Eddie Van Halen: Happy Trails
Genius rarely follows a straight line. It certainly didn't in the case of Eddie Van Halen, the greatest guitarist of his generation and one of the handful of instrumentalists who shaped the sound of popular music in the 20th Century. Often, Van Halen's career seemed to resemble a supernova: a bright, blinding blast slowly decaying into aftershocks. Blame this on how his recording career with his namesake band was bookended by a flurry of activity and yawning years of quiet, a semi-retirement born of perfectionism, disinterest, and addiction. Those latter years stretched out for nearly the length of Van Halen's prime, amounting to two drifting decades filled with hiatuses, reunion tours, one strong album, and silence.
Silence never played a major role in Eddie's music. Particularly in their earliest years, Van Halen was a band who thrived at living out loud, a description that could be applied to their character as much as the volume of their amplifiers. The story of Van Halen is filled with underdogs and debauchery, fueled by a pair of outsized characters who never quite decided whether they were rivals or partners. The relationship between Eddie Van Halen and David Lee Roth was the thing of potboilers and comic books, a pair of opposites blessed and cursed to find the one person on earth who was their ideal complement.
As personalities, Eddie Van Halen and David Lee Roth seemed to provide a needed counterweight to their partner's weaknesses but even among their biggest fans, this relationship was sometimes depicted as fundamentally imbalanced in terms of talent. Eddie Van Halen possessed a rare blend of innate musicality and technical vision, a combination that could sometimes dazzle even skeptics with a disdain for metal. Roth's limitations as a vocalist were as obvious as Van Halen's gifts, leaving the lingering perception that the singer was being carried by the guitarist—a basic misreading of how bands work in general, but one that's egregiously wrong in the case of Van Halen, who was about as complicated as a band could possibly be.
Those complications were baked into the band from their beginning when Roth pushed Eddie and his drummer brother Alex to play Top 40 covers, all in the hopes they'd bring in an audience beyond misfit teenage boys. Eddie Van Halen seemed to internalize this struggle, battling impulses to please either his muse or his audience throughout his life. Parting ways with Diamond Dave didn't ease this tension. Sammy Hagar, a singer with greater technical skill than his predecessor if considerably less style, gave Van Halen the ability to roam into new territories, a freedom that grew stultifying as the group entered their ascent into middle age.
Like most rockers, middle age seemed nothing more than a distant fantasy to the young Eddie Van Halen, the one bearing a wide grin and brandishing a jerry-rigged Stratocaster bedecked in stripes.
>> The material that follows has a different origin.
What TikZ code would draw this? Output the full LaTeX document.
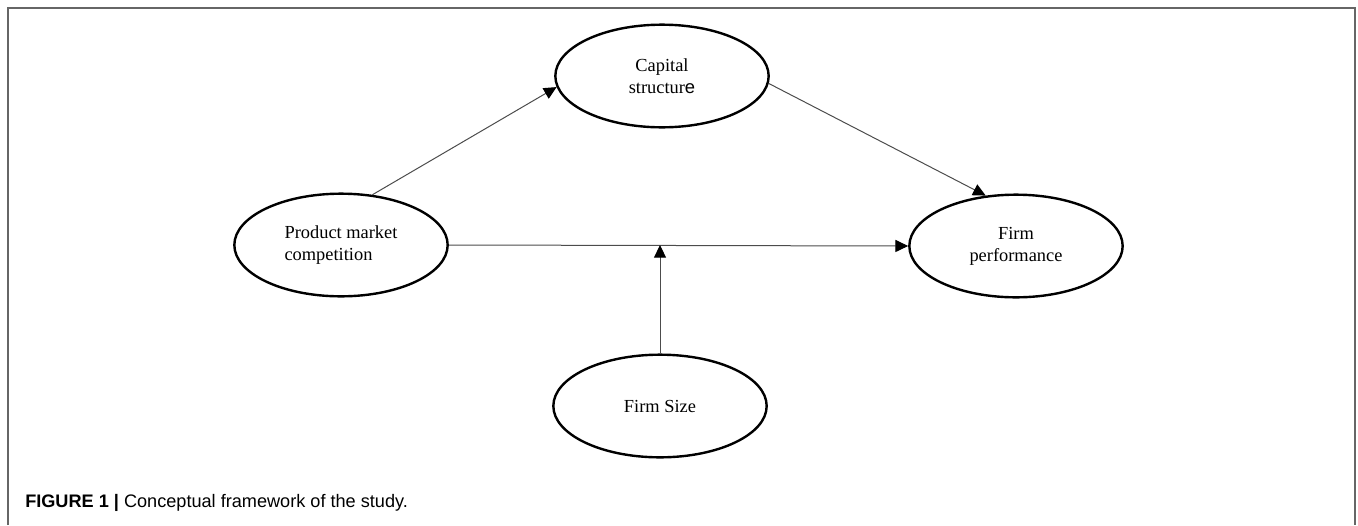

During those early days, Van Halen existed in an eternal now, a portable party that rolled through the San Fernando Valley on its way to the Sunset Strip and, eventually, the rest of the world. It wasn't that the band ignored the past—oldies were a staple of their setlists, eventually worming their way onto finished studio records—but a cover of "You Really Got Me" served as a signpost to signal how different Van Halen were from the Kinks: they were all pure id, louder and gaudier than their forefathers. So much of this was fueled by Eddie's divebombs, fingertaps, hammer-ons, and swift picking, techniques he popularized if he didn't quite invent them himself. Context was key. Other guitarists flaunted their virtuosity within the confines of prog, blues-rock, or metal, music made for self-serious listeners who appreciated sheer technical skill.
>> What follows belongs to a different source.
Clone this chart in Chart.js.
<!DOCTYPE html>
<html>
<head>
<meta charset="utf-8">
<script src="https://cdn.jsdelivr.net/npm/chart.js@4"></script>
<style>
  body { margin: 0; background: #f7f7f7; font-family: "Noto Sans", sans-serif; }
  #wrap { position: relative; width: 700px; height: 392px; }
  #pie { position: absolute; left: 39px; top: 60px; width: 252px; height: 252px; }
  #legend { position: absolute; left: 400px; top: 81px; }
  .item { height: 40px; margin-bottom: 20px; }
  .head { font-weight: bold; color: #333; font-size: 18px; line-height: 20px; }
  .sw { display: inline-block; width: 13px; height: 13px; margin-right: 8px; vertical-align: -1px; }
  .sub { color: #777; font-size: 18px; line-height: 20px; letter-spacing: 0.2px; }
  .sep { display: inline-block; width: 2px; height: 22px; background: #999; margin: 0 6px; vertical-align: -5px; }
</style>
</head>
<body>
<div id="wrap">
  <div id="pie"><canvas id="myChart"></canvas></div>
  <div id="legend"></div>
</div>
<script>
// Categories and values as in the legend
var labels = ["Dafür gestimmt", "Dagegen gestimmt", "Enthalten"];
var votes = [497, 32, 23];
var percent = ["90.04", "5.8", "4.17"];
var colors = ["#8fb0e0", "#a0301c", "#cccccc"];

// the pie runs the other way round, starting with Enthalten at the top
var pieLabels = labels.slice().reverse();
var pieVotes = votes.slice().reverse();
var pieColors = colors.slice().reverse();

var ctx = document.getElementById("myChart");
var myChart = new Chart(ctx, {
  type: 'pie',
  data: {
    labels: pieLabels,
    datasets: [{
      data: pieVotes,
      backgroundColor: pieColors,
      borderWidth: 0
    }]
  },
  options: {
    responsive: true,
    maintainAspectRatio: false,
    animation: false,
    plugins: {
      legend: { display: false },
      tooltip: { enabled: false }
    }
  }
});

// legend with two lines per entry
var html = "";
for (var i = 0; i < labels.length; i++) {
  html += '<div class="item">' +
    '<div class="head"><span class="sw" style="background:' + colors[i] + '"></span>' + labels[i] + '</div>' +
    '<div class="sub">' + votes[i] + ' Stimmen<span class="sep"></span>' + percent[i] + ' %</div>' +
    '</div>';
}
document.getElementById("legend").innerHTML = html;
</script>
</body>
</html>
As a band, Van Halen smashed this ceiling, but before stardom, the Van Halen brothers were part of that solipsistic audience, too, cherishing chops over compositions. Eddie learned to play guitar by slowing down Cream records to a crawl so he could figure out Eric Clapton's licks, moving to Alvin Lee of Ten Years After in due time. At the dawn of the early 1970s, Alvin Lee was the definition of a guitarist's guitarist, meaning he only appealed to other six-string slingers and gearheads. Van Halen never was that kind of guitarist. Anybody who heard him play comprehended immediately his prodigious talent and skill, but it also helped that Van Halen didn't play ponderous heavy jams. Thanks to the insistence of David Lee Roth, they played hooks and melodies, the components of pop music, keenly aware that's where the crowds and girls were. Often, they got close enough to count as pop. They danced on the margins of the Top 40, deservedly getting within spitting distance of the Top 10 with 1979's incandescent "Dance The Night Away," and charming their way through a cover of Roy Orbison's "(Oh) Pretty Woman" in 1982. Plenty of other bands chased this crossover in the 1980s, so it's possible to call these hits pop-metal yet the label doesn't quite fit Van Halen; they brought pop tricks to metal, not the reverse.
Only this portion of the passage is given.